Я не замечал, что слёзы продолжали литься из моих глаз. Но теперь это не были бурные рыдания ревнивого разочарования, какой-то иной, сладкий привкус получили мои слёзы. Не то я временно похоронил что-то детское и прекрасное, не то рвал в себе старую привычку воспринимать людей как опору лично для себя, – я как будто врастал в новую и чуждую ещё мне шкуру мужчины, где слова «мать», «отец» и соединённая с ними нежность отходили на второй план. Не то я сладко мечтал о семье, которой не знал, семье, опорой которой должен был стать я сам.
Трудно рассказать теперь о тех юношеских переживаниях. Но, пожалуй, одну из капель горечи прибавляло сознание, что я так юн, так ребячлив и неопытен в делах жизни и так плохо воспитан. Я приложил все усилия, чтобы остановить слёзы. Стыдно было плакать так безудержно перед чужим человеком. И когда мысль перешла от сожалений о самом себе к брату, я вспомнил снова и письмо Али, и недавние слова Флорентийца. Я вытер слёзы и, не глядя на моего спутника, тихо сказал:
– Простите меня, я не в силах был сдержаться.

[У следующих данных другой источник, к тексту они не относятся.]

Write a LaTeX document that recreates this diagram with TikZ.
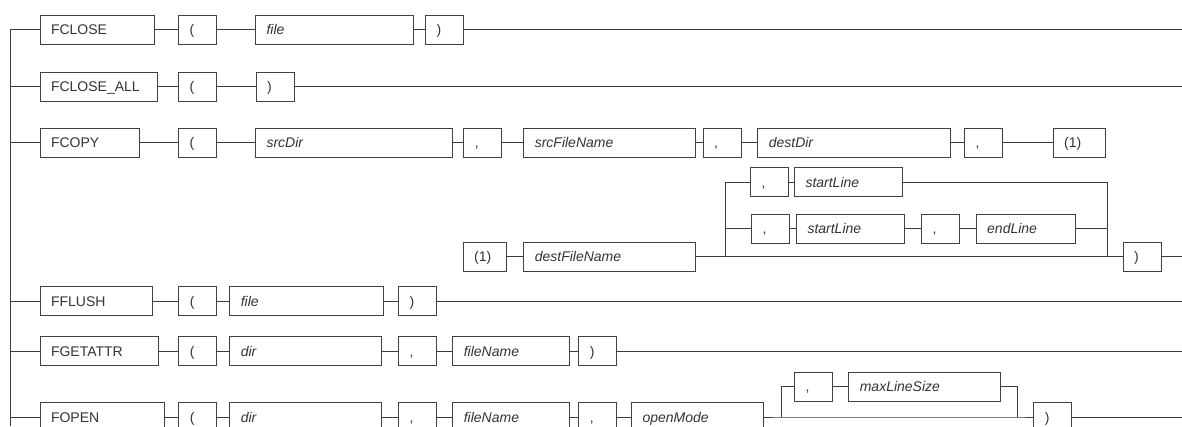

Я ждал обычного, быть может, дружеского соболезнования. Но то, что я услышал, ещё раз показало мне, как плохо я разбирался в людях.
– Не раз в жизни я плакал так же горько, как плакали вы сейчас. И верьте, детство мы все хороним трудно. Иллюзии любви и красоты, создаваемые нашим воображением, до тех пор терзают нас, пока мы сами не завоюем полную свободу от них. И только тогда рушатся наши иллюзорные желания всякой красивости вовне, когда оживёт в нас всё то прекрасное, что мы в себе носим. Все толчки скорби, потерь, разочарований учат нас понимать, что нет счастья в условных иллюзиях. Оно живёт только в свободном добровольном труде, не зависящем от наград и похвал, которые нам за него расточают. В том труде, который мы внесём в свой обычный рабочий день как труд любви и радости, отдав его укреплению и улучшению жизни людей, их благу, их счастью.

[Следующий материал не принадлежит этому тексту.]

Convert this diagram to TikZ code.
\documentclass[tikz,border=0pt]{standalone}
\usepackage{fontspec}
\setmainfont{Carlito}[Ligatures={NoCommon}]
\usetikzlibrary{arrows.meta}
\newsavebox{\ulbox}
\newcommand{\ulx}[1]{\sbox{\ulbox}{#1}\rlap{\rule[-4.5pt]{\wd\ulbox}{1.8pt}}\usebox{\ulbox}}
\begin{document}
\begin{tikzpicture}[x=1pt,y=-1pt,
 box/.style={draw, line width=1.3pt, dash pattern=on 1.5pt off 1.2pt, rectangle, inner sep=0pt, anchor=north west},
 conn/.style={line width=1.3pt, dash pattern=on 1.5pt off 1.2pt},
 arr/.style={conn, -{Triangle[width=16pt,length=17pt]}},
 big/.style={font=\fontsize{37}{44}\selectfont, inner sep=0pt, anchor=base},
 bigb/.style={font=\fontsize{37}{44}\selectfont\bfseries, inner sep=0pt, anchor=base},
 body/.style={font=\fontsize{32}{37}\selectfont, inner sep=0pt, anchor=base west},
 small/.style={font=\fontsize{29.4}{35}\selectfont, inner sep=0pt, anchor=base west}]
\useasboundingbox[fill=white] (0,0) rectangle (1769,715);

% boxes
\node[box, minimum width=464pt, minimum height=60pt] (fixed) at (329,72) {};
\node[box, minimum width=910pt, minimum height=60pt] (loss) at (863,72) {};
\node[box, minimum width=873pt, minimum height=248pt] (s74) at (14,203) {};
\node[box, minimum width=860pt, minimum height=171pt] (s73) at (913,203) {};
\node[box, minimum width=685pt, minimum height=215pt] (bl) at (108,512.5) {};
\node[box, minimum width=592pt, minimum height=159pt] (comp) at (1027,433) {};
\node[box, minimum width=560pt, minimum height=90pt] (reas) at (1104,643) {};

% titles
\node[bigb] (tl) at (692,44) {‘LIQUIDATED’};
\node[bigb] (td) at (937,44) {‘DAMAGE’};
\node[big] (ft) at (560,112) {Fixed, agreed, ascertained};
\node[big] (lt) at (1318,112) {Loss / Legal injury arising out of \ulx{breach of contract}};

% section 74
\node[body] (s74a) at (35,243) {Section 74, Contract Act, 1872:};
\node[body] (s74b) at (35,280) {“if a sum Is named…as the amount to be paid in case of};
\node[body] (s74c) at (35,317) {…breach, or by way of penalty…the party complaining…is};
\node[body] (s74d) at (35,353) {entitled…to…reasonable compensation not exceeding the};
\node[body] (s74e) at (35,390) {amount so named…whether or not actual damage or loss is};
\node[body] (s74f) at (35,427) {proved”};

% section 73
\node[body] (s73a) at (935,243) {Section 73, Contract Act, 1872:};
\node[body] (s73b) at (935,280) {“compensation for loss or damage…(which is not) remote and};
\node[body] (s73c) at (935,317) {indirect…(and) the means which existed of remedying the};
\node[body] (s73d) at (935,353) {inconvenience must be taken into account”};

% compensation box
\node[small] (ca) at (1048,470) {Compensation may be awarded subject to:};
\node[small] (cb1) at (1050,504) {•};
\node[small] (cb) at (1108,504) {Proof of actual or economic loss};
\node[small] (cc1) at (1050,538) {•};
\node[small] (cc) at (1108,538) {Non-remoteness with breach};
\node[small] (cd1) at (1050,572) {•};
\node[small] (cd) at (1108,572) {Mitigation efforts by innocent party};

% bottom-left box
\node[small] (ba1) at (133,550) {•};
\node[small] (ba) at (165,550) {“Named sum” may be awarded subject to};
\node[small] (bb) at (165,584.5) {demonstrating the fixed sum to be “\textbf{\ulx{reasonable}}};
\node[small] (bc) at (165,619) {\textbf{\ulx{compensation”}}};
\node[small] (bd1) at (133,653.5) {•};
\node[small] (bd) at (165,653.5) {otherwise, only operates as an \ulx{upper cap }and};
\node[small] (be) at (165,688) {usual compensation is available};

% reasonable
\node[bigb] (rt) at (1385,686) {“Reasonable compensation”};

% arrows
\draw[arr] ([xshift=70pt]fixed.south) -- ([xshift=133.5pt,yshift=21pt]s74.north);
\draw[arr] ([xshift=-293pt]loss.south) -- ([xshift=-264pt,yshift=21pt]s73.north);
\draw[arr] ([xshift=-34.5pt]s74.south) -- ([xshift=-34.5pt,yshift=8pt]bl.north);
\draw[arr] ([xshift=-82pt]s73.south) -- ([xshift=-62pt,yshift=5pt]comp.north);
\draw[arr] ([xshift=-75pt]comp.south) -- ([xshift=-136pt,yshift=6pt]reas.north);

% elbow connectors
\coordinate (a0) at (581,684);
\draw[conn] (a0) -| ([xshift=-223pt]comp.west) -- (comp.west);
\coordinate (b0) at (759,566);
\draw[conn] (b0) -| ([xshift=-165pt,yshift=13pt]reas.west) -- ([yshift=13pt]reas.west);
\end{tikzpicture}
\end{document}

Иллофиллион обнял меня и стал рассказывать историю своей жизни.
В тот ужасный день, очнувшись от глубокого обморока, он увидел себя лежащим в крови среди мёртвых тел друзей и родных. Погибло всё и все, с чем он был с детства связан; он не знал, куда ему идти, что делать, вся семья его была убита. Он вспомнил, что у него была старая нянька, жившая в горах, недалеко от той долины, где стоял дом его родных. Но он не знал, к какой политической партии она примкнула. Быть может, и она убита так же, как и несколько семейств этой долины, своими вчерашними единомышленниками, а сегодняшними врагами.

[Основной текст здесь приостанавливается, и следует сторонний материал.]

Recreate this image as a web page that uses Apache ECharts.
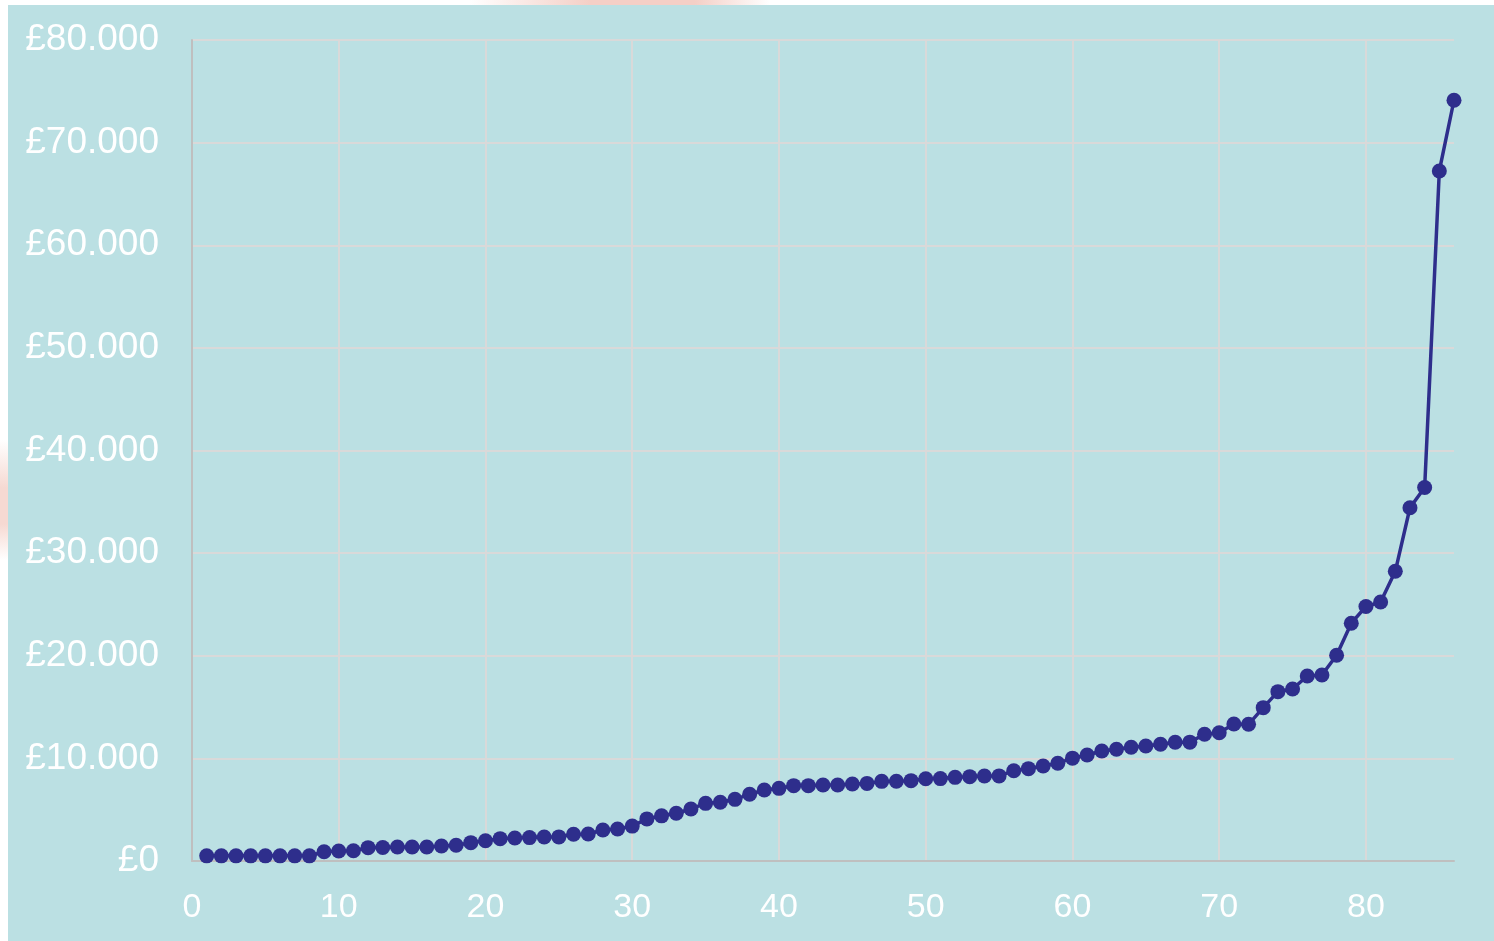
<!DOCTYPE html>
<html>
<head>
<meta charset="utf-8">
<script src="https://cdn.jsdelivr.net/npm/echarts@6/dist/echarts.min.js"></script>
<style>
    html, body { margin: 0; padding: 0; background: #ffffff; width: 1494px; height: 941px; overflow: hidden; position: relative; }
    #chart { position: absolute; left: 8px; top: 5px; width: 1486px; height: 936px; }
    .blot { position: absolute; }
</style>
</head>
<body>
<div class="blot" style="left:470px; top:0; width:300px; height:5px; background: linear-gradient(to right, rgba(246,214,207,0), #f4cfc6 40%, #f4cfc6 75%, rgba(246,214,207,0));"></div>
<div class="blot" style="left:0; top:440px; width:8px; height:120px; background: linear-gradient(to bottom, rgba(246,214,207,0), #f6d9d2 40%, #f6d9d2 70%, rgba(246,214,207,0));"></div>
<div id="chart"></div>
<script>
// rank of each entry (x) and its amount in pounds (y)
var ranks = [1, 2, 3, 4, 5, 6, 7, 8, 9, 10,
    11, 12, 13, 14, 15, 16, 17, 18, 19, 20,
    21, 22, 23, 24, 25, 26, 27, 28, 29, 30,
    31, 32, 33, 34, 35, 36, 37, 38, 39, 40,
    41, 42, 43, 44, 45, 46, 47, 48, 49, 50,
    51, 52, 53, 54, 55, 56, 57, 58, 59, 60,
    61, 62, 63, 64, 65, 66, 67, 68, 69, 70,
    71, 72, 73, 74, 75, 76, 77, 78, 79, 80,
    81, 82, 83, 84, 85, 86];
var amounts = [500, 500, 500, 500, 500, 500, 500, 500, 900, 970,
    1000, 1300, 1320, 1360, 1360, 1370, 1460, 1530, 1790, 1980,
    2180, 2240, 2280, 2340, 2350, 2600, 2630, 3020, 3120, 3400,
    4100, 4400, 4650, 5070, 5620, 5720, 6010, 6500, 6920, 7080,
    7340, 7340, 7400, 7400, 7500, 7560, 7760, 7770, 7830, 8020,
    8030, 8150, 8220, 8280, 8290, 8800, 9000, 9260, 9520, 10020,
    10330, 10720, 10890, 11080, 11210, 11370, 11570, 11580, 12350, 12500,
    13350, 13320, 14940, 16500, 16760, 18030, 18130, 20050, 23170, 24800,
    25240, 28230, 34420, 36390, 67240, 74130];
var xTicks = [0, 10, 20, 30, 40, 50, 60, 70, 80];
var yTicks = [0, 10000, 20000, 30000, 40000, 50000, 60000, 70000, 80000];

var points = ranks.map(function (r, i) { return [r, amounts[i]]; });

function pounds(v) {
    return '£' + String(v).replace(/\B(?=(\d{3})+(?!\d))/g, '.');
}

var chart = echarts.init(document.getElementById('chart'));
var option = {
    backgroundColor: '#bbe0e3',
    animation: false,
    grid: {
        left: 184,
        right: 40,
        top: 35,
        bottom: 80
    },
    xAxis: {
        type: 'value',
        min: xTicks[0],
        max: 86,
        interval: 10,
        axisLine: { show: true, lineStyle: { color: '#bfbfbf', width: 2 } },
        axisTick: { show: false },
        splitLine: { show: true, showMinLine: false, showMaxLine: false, lineStyle: { color: '#d9d9d9', width: 2 } },
        axisLabel: {
            color: '#ffffff',
            fontFamily: 'Liberation Sans, Arial, sans-serif',
            fontSize: 34,
            margin: 30,
            showMaxLabel: false,
            formatter: function (v) { return xTicks.indexOf(v) >= 0 ? String(v) : ''; }
        }
    },
    yAxis: {
        type: 'value',
        min: yTicks[0],
        max: yTicks[yTicks.length - 1],
        interval: 10000,
        axisLine: { show: true, lineStyle: { color: '#bfbfbf', width: 2 } },
        axisTick: { show: false },
        splitLine: { show: true, showMinLine: false, lineStyle: { color: '#d9d9d9', width: 2 } },
        axisLabel: {
            color: '#ffffff',
            fontFamily: 'Liberation Sans, Arial, sans-serif',
            fontSize: 37,
            margin: 33,
            formatter: pounds
        }
    },
    series: [
        {
            type: 'line',
            data: points,
            symbol: 'circle',
            symbolSize: 15,
            lineStyle: { color: '#2e2e8c', width: 3.5 },
            itemStyle: { color: '#2e2e8c' }
        }
    ]
};
chart.setOption(option);

window.onresize = chart.resize;
</script>
</body>
</html>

Но раздумывать было некогда. Иллофиллион спустился к морю, выкупался, переоделся в чужое платье, кем-то забытое или брошенное на берегу, и побрёл, обливаясь слезами, по уединённой тропе, в другую часть острова к старой няне.
– Я не буду утомлять вас подробностями своей скитальческой жизни, – продолжал Иллофиллион. – Коротко скажу, что с помощью старушки, с её деньгами я сел на пароход и отправился в Рим, где у неё был сын, талантливый ювелирных дел мастер, как она мне сказала. На пароходе я, вероятно, умер бы от горя и голода, если бы меня не нашёл уже знакомый вам Кон-Ананда. В одну из ночей, уже совершенно изнемогая от лихорадки, в полусознательном состоянии, я услышал над собой разговор на итальянском языке, который я хорошо знал от моей няни, родом итальянки. Молодой звучный и прекрасный голос говорил:
– Что это? Никак здесь лежит мальчуган?
Другой, сиплый и грубый, как бы нехотя цедил слова сквозь зубы:
– Какой это мальчуган? Это целый мужик, смертельно пьяный.